- **WRITTEN EXERCISE**
Only the lines from the top of the records below through the line containing "15, 8.3, 1, 0]" should be printed, exactly and without pictures.
#### DATA FOR THE TASK
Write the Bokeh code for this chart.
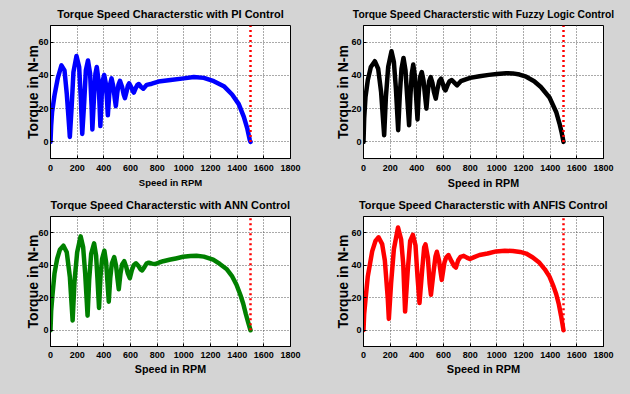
from bokeh.plotting import figure
from bokeh.layouts import column, row
from bokeh.models import FixedTicker, Range1d, GlobalInlineStyleSheet
from bokeh.embed import file_html
from bokeh.resources import INLINE

# ---------------- data ----------------
x_ticks = [0, 200, 400, 600, 800, 1000, 1200, 1400, 1600, 1800]
y_ticks = [0, 20, 40, 60]
sync_speed = 1500
sync_line_torque = [0, 70]

titles = [
    "Torque Speed Characterstic with PI Control",
    "Torque Speed Characterstic with Fuzzy Logic Control",
    "Torque Speed Characterstic with ANN Control",
    "Torque Speed Characterstic with ANFIS Control",
]
x_label = "Speed in RPM"
y_label = "Torque in N-m"

pi_speed = [0, 5, 12, 30, 55, 82, 105, 122, 140, 145,
            160, 172, 195, 215, 228, 238,
            253, 265, 281, 297, 308, 314,
            327, 337, 347, 360, 368, 374,
            384, 392, 403, 415, 424, 430,
            440, 448, 458, 472, 482, 490,
            500, 510, 521, 537, 549, 558,
            570, 580, 590, 605, 617, 625,
            640, 652, 662, 680, 696,
            722, 760, 810, 900, 1000, 1075, 1150, 1225, 1300, 1362, 1412,
            1450, 1475, 1495, 1500]
pi_torque = [0, 10, 18, 28, 38.5, 46, 43, 29, 9, 3,
             23, 42, 51.7, 45, 25, 4.8,
             24, 43, 49, 41, 22, 7.5,
             28, 41, 45, 37, 22, 9.5,
             28, 37, 40.3, 35, 25, 16,
             28, 35, 38.2, 33, 26, 21.5,
             29, 34.5, 36.7, 33, 28.5, 26.3,
             30, 33.7, 35.2, 33, 30.5, 29.7,
             32.5, 34.3, 34.8, 33, 32,
             34.3, 35, 36.3, 37.2, 38.2, 39, 38.5, 36.5, 33.5, 28.5, 22.7,
             15, 8.3, 1, 0]

flc_speed = [0, 5, 15, 32, 55, 85, 110, 132, 155, 168, 185, 210, 228, 243, 260,
             272, 285, 300, 315, 327, 342, 352, 362, 373, 385, 394, 405, 415, 425, 437,
             450, 460, 472, 482, 492, 504, 517, 528, 542, 555, 568, 582, 595, 605, 615,
             630, 645, 662, 683, 702, 730, 762, 800, 870, 940, 1000, 1070, 1120, 1170,
             1220, 1280, 1330, 1395, 1445, 1470, 1485, 1500]
flc_torque = [0, 14, 27, 37, 45, 48.5, 44, 30, 4, 27, 45, 54.5, 48, 32, 7,
              28, 44, 50.5, 43, 28, 10, 28, 41, 46.5, 40, 28, 13.5, 30, 39, 42,
              37, 29, 20, 30, 36.5, 39, 35.5, 30, 26, 32, 36.5, 38, 35, 32, 31,
              34, 36.5, 37.2, 35.5, 34, 36.5, 37.5, 38.5, 39.5, 40.3, 40.8, 41.3, 41.2, 40.5,
              39.2, 36.5, 33, 26.7, 18, 11, 6, 0]

ann_speed = [0, 5, 15, 30, 50, 70, 97, 122, 145, 166, 180, 200, 226, 245, 260, 278,
             290, 305, 327, 342, 352, 364, 375, 387, 404, 417, 427, 437, 448, 460, 478,
             492, 502, 512, 525, 537, 553, 568, 580, 595, 610, 624, 641, 660, 675, 687,
             705, 720, 737, 762, 785, 815, 845, 900, 940, 995, 1050, 1095, 1150, 1220,
             1270, 1320, 1360, 1395, 1425, 1445, 1465, 1482, 1500]
ann_torque = [0, 12, 22, 35, 44, 49.5, 52, 48, 33, 6, 30, 48, 57.8, 51, 35, 9,
              31, 47, 53.5, 46, 32, 13.7, 33, 44, 49, 42, 30, 17.6, 32, 41, 45,
              39.5, 32, 25.2, 35, 40.5, 42.5, 39, 35, 32, 37, 40, 41.2, 39.5, 37.5, 36.8,
              39, 41, 41.6, 41, 40.7, 41.7, 42.5, 43.5, 44.2, 45.2, 45.7, 45.8, 45.3, 43.5,
              40.8, 37.7, 33.5, 28, 21.5, 16.5, 10, 5, 0]

anfis_speed = [0, 5, 14, 32, 65, 90, 113, 140, 160, 182, 190, 207, 228, 259, 282, 298, 312,
               332, 350, 370, 390, 405, 420, 440, 455, 465, 483, 496, 506, 527, 540, 550,
               567, 578, 587, 607, 620, 637, 660, 680, 693, 710, 728, 752, 775, 798, 830,
               870, 930, 995, 1060, 1120, 1175, 1220, 1270, 1320, 1360, 1395, 1425, 1445,
               1465, 1482, 1500]
anfis_torque = [0, 10, 18, 33, 48.5, 55, 57.2, 53, 43, 19.6, 7, 29, 50, 63.2, 56, 40.8, 11.5,
                37, 55, 58.7, 52.3, 33, 16.7, 37, 51, 52.9, 44.6, 29, 21.8, 37, 45.5, 48.3,
                42.7, 36, 31, 41.7, 44.8, 46.3, 42.5, 39.5, 38.6, 43, 45.2, 45.8, 44.7, 43.8, 45,
                46.3, 47.2, 48.5, 48.9, 48.8, 48.2, 47.2, 44.8, 41.5, 37.5, 33, 27, 22.3,
                16, 8.8, 0]

# ---------------- styling ----------------
BG = "#d4d4d4"
FONT = "Liberation Sans"
W = 307
FW = 240


def panel(title, speed, torque, color, height, top, fh, left, title_size, xlab_size,
          ylab_standoff, tick_standoff, xlab_standoff):
    p = figure(width=W, height=height, output_backend="svg", toolbar_location=None,
               x_range=Range1d(0, 1800), y_range=Range1d(-10, 70),
               min_border_left=left, min_border_right=W - left - FW,
               min_border_top=top, min_border_bottom=height - top - fh,
               background_fill_color="white", border_fill_color=BG)
    p.title.text = title
    p.title.align = "center"
    p.title.text_font = FONT
    p.title.text_font_style = "bold"
    p.title.text_font_size = title_size
    p.title.text_color = "black"
    p.title.standoff = 11
    p.outline_line_color = "black"
    p.outline_line_width = 1

    for ax in (p.xaxis[0], p.yaxis[0]):
        ax.major_label_text_font = FONT
        ax.major_label_text_font_style = "bold"
        ax.major_label_text_font_size = "9px"
        ax.major_label_text_color = "black"
        ax.axis_label_text_font = FONT
        ax.axis_label_text_font_style = "bold"
        ax.axis_label_text_color = "black"
        ax.axis_line_color = "black"
        ax.major_tick_in = 3
        ax.major_tick_out = 0
        ax.major_tick_line_color = "black"
        ax.minor_tick_line_color = None

    p.xaxis.ticker = FixedTicker(ticks=x_ticks)
    p.yaxis.ticker = FixedTicker(ticks=y_ticks)
    p.xaxis.axis_label = x_label
    p.xaxis.axis_label_text_font_size = xlab_size
    p.xaxis.major_label_standoff = tick_standoff
    p.xaxis.axis_label_standoff = xlab_standoff
    p.yaxis.axis_label = y_label
    p.yaxis.axis_label_text_font_size = "14px"
    p.yaxis.major_label_standoff = 2
    p.yaxis.axis_label_standoff = ylab_standoff

    p.xgrid.ticker = FixedTicker(ticks=x_ticks)
    p.ygrid.ticker = FixedTicker(ticks=y_ticks)
    p.grid.grid_line_color = "#555555"
    p.grid.grid_line_dash = "1 2"
    p.grid.grid_line_width = 1

    p.line(speed, torque, line_color=color, line_width=4.5,
           line_join="round", line_cap="round")
    p.line([sync_speed, sync_speed], sync_line_torque, line_color="red",
           line_width=2.5, line_dash="2 3")
    return p


p1 = panel(titles[0], pi_speed, pi_torque, "#0000ff", 191, 25, 134, 50,
           "11px", "9.5px", -6, 6, 3)
p2 = panel(titles[1], flc_speed, flc_torque, "black", 191, 25, 134, 56,
           "10.3px", "10.7px", -3, 6, 3)
p3 = panel(titles[2], ann_speed, ann_torque, "#008000", 187, 23, 132, 50,
           "11px", "10.7px", -6, 5, 2)
p4 = panel(titles[3], anfis_speed, anfis_torque, "#ff0000", 187, 23, 132, 56,
           "11px", "11px", -3, 5, 2)

layout = column(row(p1, p2), row(p3, p4))
layout.styles = {"background-color": BG}
layout.stylesheets = [GlobalInlineStyleSheet(css="html, body { background-color: #d4d4d4; }")]

open("out.html", "w").write(file_html(layout, INLINE))
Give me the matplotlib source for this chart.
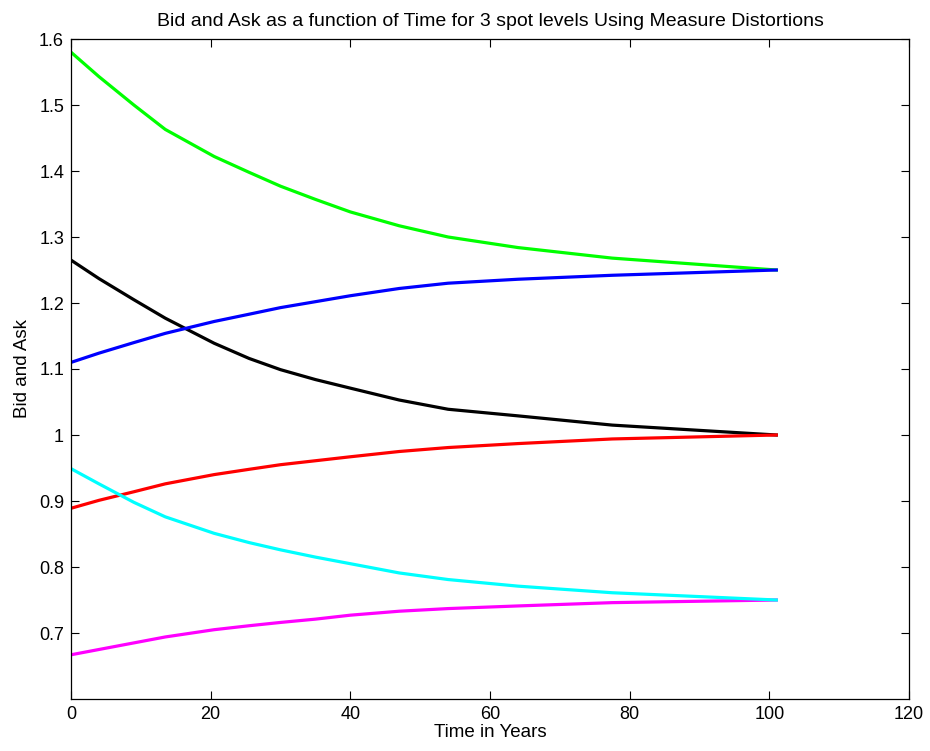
########
- **EXERCISE RESULT**
Write the Bokeh code for this chart.
from bokeh.plotting import figure
from bokeh.layouts import column, row
from bokeh.models import FixedTicker, Range1d, GlobalInlineStyleSheet
from bokeh.embed import file_html
from bokeh.resources import INLINE

# ---------------- data ----------------
x_ticks = [0, 200, 400, 600, 800, 1000, 1200, 1400, 1600, 1800]
y_ticks = [0, 20, 40, 60]
sync_speed = 1500
sync_line_torque = [0, 70]

titles = [
    "Torque Speed Characterstic with PI Control",
    "Torque Speed Characterstic with Fuzzy Logic Control",
    "Torque Speed Characterstic with ANN Control",
    "Torque Speed Characterstic with ANFIS Control",
]
x_label = "Speed in RPM"
y_label = "Torque in N-m"

pi_speed = [0, 5, 12, 30, 55, 82, 105, 122, 140, 145,
            160, 172, 195, 215, 228, 238,
            253, 265, 281, 297, 308, 314,
            327, 337, 347, 360, 368, 374,
            384, 392, 403, 415, 424, 430,
            440, 448, 458, 472, 482, 490,
            500, 510, 521, 537, 549, 558,
            570, 580, 590, 605, 617, 625,
            640, 652, 662, 680, 696,
            722, 760, 810, 900, 1000, 1075, 1150, 1225, 1300, 1362, 1412,
            1450, 1475, 1495, 1500]
pi_torque = [0, 10, 18, 28, 38.5, 46, 43, 29, 9, 3,
             23, 42, 51.7, 45, 25, 4.8,
             24, 43, 49, 41, 22, 7.5,
             28, 41, 45, 37, 22, 9.5,
             28, 37, 40.3, 35, 25, 16,
             28, 35, 38.2, 33, 26, 21.5,
             29, 34.5, 36.7, 33, 28.5, 26.3,
             30, 33.7, 35.2, 33, 30.5, 29.7,
             32.5, 34.3, 34.8, 33, 32,
             34.3, 35, 36.3, 37.2, 38.2, 39, 38.5, 36.5, 33.5, 28.5, 22.7,
             15, 8.3, 1, 0]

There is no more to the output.